== Given information ==
- - -

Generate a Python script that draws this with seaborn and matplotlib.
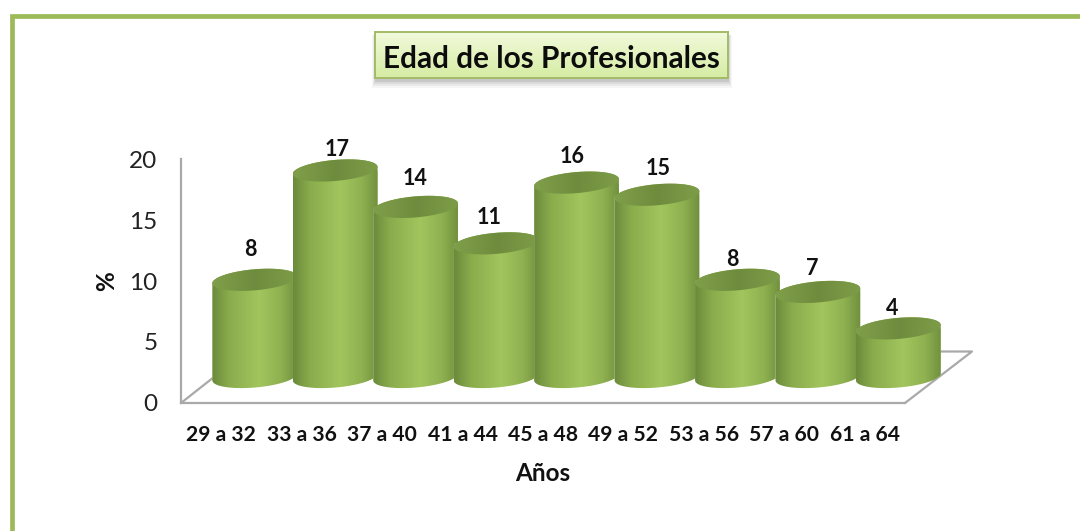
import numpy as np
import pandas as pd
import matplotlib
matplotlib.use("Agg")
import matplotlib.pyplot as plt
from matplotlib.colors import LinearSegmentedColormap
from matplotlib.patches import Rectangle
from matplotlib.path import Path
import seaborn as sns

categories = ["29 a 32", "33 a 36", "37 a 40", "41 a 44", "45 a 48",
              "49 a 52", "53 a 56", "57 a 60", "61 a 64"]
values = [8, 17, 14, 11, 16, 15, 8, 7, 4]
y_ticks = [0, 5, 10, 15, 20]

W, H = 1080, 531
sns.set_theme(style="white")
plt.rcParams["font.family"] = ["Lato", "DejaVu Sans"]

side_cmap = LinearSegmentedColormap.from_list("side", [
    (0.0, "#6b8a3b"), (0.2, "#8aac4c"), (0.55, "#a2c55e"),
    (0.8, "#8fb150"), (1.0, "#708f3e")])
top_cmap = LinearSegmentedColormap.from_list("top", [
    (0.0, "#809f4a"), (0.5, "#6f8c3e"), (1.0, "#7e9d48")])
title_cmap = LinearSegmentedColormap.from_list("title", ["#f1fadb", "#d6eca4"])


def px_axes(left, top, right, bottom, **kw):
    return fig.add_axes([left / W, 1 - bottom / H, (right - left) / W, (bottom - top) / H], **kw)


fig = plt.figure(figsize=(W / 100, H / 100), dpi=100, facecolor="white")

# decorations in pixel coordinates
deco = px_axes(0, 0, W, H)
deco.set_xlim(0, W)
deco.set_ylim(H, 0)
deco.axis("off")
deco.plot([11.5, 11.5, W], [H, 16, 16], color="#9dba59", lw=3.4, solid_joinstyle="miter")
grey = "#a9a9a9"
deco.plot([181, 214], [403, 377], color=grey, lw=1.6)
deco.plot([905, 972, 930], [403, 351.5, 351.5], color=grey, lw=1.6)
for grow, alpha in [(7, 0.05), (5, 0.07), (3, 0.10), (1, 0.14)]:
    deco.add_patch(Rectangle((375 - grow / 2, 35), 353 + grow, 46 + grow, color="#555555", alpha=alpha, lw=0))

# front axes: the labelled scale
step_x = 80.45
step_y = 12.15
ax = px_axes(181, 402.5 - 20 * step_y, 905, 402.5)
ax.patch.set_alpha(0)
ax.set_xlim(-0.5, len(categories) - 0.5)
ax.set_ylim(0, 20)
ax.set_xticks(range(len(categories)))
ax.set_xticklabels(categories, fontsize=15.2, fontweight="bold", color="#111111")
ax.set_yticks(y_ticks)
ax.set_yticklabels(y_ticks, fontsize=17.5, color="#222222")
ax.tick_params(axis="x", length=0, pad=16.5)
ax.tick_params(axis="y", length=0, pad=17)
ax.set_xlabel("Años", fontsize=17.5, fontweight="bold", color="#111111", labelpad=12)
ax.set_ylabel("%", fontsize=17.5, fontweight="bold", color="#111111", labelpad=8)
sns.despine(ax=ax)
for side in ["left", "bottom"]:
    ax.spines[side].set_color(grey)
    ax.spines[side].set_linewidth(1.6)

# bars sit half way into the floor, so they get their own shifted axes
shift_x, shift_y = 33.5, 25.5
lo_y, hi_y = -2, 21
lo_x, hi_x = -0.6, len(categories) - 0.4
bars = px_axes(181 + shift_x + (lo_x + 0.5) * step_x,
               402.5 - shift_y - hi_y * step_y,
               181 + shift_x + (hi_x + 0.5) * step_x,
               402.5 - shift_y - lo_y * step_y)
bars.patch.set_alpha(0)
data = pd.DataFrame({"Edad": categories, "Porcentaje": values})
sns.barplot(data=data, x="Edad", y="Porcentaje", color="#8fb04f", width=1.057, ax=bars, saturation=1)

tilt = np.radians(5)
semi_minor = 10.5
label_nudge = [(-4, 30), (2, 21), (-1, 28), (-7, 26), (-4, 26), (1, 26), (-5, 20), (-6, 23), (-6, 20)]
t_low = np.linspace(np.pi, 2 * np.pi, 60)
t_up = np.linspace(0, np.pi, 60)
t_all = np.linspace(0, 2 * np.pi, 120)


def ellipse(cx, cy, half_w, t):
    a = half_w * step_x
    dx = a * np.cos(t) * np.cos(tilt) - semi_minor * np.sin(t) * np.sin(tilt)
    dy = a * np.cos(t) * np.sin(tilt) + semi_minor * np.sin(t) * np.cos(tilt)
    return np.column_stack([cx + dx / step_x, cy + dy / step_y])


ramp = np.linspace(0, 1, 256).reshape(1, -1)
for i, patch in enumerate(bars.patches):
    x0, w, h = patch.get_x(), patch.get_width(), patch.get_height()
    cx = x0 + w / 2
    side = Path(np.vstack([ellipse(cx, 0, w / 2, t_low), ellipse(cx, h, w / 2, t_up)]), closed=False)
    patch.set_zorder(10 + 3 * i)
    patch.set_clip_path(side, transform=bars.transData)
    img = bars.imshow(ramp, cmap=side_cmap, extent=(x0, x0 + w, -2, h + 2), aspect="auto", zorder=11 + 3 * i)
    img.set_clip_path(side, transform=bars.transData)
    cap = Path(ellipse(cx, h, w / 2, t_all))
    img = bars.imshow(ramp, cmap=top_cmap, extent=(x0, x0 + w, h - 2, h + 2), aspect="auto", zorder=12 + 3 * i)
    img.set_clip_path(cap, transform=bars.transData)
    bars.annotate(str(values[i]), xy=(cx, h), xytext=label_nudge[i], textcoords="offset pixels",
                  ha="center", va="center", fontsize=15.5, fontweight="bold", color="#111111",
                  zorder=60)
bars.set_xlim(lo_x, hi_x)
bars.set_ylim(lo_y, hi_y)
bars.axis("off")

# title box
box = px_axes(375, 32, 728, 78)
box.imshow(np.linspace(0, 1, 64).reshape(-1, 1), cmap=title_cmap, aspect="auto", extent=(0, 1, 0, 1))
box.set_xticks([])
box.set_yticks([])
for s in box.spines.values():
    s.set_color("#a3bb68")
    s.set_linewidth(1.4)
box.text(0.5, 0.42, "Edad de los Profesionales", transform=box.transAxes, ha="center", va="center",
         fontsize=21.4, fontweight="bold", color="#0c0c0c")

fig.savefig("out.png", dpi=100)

- - -

== Problem to work on ==
What is needed is an exact reproduction of the data, pictures excluded.

== Answer to this task ==
Generate a Python script that draws this with seaborn and matplotlib.
import numpy as np
import pandas as pd
import matplotlib
matplotlib.use("Agg")
import matplotlib.pyplot as plt
from matplotlib.colors import LinearSegmentedColormap
from matplotlib.patches import Rectangle
from matplotlib.path import Path
import seaborn as sns

categories = ["29 a 32", "33 a 36", "37 a 40", "41 a 44", "45 a 48",
              "49 a 52", "53 a 56", "57 a 60", "61 a 64"]
values = [8, 17, 14, 11, 16, 15, 8, 7, 4]
y_ticks = [0, 5, 10, 15, 20]

W, H = 1080, 531
sns.set_theme(style="white")
plt.rcParams["font.family"] = ["Lato", "DejaVu Sans"]

side_cmap = LinearSegmentedColormap.from_list("side", [
    (0.0, "#6b8a3b"), (0.2, "#8aac4c"), (0.55, "#a2c55e"),
    (0.8, "#8fb150"), (1.0, "#708f3e")])
top_cmap = LinearSegmentedColormap.from_list("top", [
    (0.0, "#809f4a"), (0.5, "#6f8c3e"), (1.0, "#7e9d48")])
title_cmap = LinearSegmentedColormap.from_list("title", ["#f1fadb", "#d6eca4"])


def px_axes(left, top, right, bottom, **kw):
    return fig.add_axes([left / W, 1 - bottom / H, (right - left) / W, (bottom - top) / H], **kw)


fig = plt.figure(figsize=(W / 100, H / 100), dpi=100, facecolor="white")

# decorations in pixel coordinates
deco = px_axes(0, 0, W, H)
deco.set_xlim(0, W)
deco.set_ylim(H, 0)
deco.axis("off")
deco.plot([11.5, 11.5, W], [H, 16, 16], color="#9dba59", lw=3.4, solid_joinstyle="miter")
grey = "#a9a9a9"
deco.plot([181, 214], [403, 377], color=grey, lw=1.6)
deco.plot([905, 972, 930], [403, 351.5, 351.5], color=grey, lw=1.6)
for grow, alpha in [(7, 0.05), (5, 0.07), (3, 0.10), (1, 0.14)]:
    deco.add_patch(Rectangle((375 - grow / 2, 35), 353 + grow, 46 + grow, color="#555555", alpha=alpha, lw=0))

# front axes: the labelled scale
step_x = 80.45
step_y = 12.15
ax = px_axes(181, 402.5 - 20 * step_y, 905, 402.5)
ax.patch.set_alpha(0)
ax.set_xlim(-0.5, len(categories) - 0.5)
ax.set_ylim(0, 20)
ax.set_xticks(range(len(categories)))
ax.set_xticklabels(categories, fontsize=15.2, fontweight="bold", color="#111111")
ax.set_yticks(y_ticks)
ax.set_yticklabels(y_ticks, fontsize=17.5, color="#222222")
ax.tick_params(axis="x", length=0, pad=16.5)
ax.tick_params(axis="y", length=0, pad=17)
ax.set_xlabel("Años", fontsize=17.5, fontweight="bold", color="#111111", labelpad=12)
ax.set_ylabel("%", fontsize=17.5, fontweight="bold", color="#111111", labelpad=8)
sns.despine(ax=ax)
for side in ["left", "bottom"]:
    ax.spines[side].set_color(grey)
    ax.spines[side].set_linewidth(1.6)

# bars sit half way into the floor, so they get their own shifted axes
shift_x, shift_y = 33.5, 25.5
lo_y, hi_y = -2, 21
lo_x, hi_x = -0.6, len(categories) - 0.4
bars = px_axes(181 + shift_x + (lo_x + 0.5) * step_x,
               402.5 - shift_y - hi_y * step_y,
               181 + shift_x + (hi_x + 0.5) * step_x,
               402.5 - shift_y - lo_y * step_y)
bars.patch.set_alpha(0)
data = pd.DataFrame({"Edad": categories, "Porcentaje": values})
sns.barplot(data=data, x="Edad", y="Porcentaje", color="#8fb04f", width=1.057, ax=bars, saturation=1)

tilt = np.radians(5)
semi_minor = 10.5
label_nudge = [(-4, 30), (2, 21), (-1, 28), (-7, 26), (-4, 26), (1, 26), (-5, 20), (-6, 23), (-6, 20)]
t_low = np.linspace(np.pi, 2 * np.pi, 60)
t_up = np.linspace(0, np.pi, 60)
t_all = np.linspace(0, 2 * np.pi, 120)


def ellipse(cx, cy, half_w, t):
    a = half_w * step_x
    dx = a * np.cos(t) * np.cos(tilt) - semi_minor * np.sin(t) * np.sin(tilt)
    dy = a * np.cos(t) * np.sin(tilt) + semi_minor * np.sin(t) * np.cos(tilt)
    return np.column_stack([cx + dx / step_x, cy + dy / step_y])


ramp = np.linspace(0, 1, 256).reshape(1, -1)
for i, patch in enumerate(bars.patches):
    x0, w, h = patch.get_x(), patch.get_width(), patch.get_height()
    cx = x0 + w / 2
    side = Path(np.vstack([ellipse(cx, 0, w / 2, t_low), ellipse(cx, h, w / 2, t_up)]), closed=False)
    patch.set_zorder(10 + 3 * i)
    patch.set_clip_path(side, transform=bars.transData)
    img = bars.imshow(ramp, cmap=side_cmap, extent=(x0, x0 + w, -2, h + 2), aspect="auto", zorder=11 + 3 * i)
    img.set_clip_path(side, transform=bars.transData)
    cap = Path(ellipse(cx, h, w / 2, t_all))
    img = bars.imshow(ramp, cmap=top_cmap, extent=(x0, x0 + w, h - 2, h + 2), aspect="auto", zorder=12 + 3 * i)
    img.set_clip_path(cap, transform=bars.transData)
    bars.annotate(str(values[i]), xy=(cx, h), xytext=label_nudge[i], textcoords="offset pixels",
                  ha="center", va="center", fontsize=15.5, fontweight="bold", color="#111111",
                  zorder=60)
bars.set_xlim(lo_x, hi_x)
bars.set_ylim(lo_y, hi_y)
bars.axis("off")

# title box
box = px_axes(375, 32, 728, 78)
box.imshow(np.linspace(0, 1, 64).reshape(-1, 1), cmap=title_cmap, aspect="auto", extent=(0, 1, 0, 1))
box.set_xticks([])
box.set_yticks([])
for s in box.spines.values():
    s.set_color("#a3bb68")
    s.set_linewidth(1.4)
box.text(0.5, 0.42, "Edad de los Profesionales", transform=box.transAxes, ha="center", va="center",
         fontsize=21.4, fontweight="bold", color="#0c0c0c")

fig.savefig("out.png", dpi=100)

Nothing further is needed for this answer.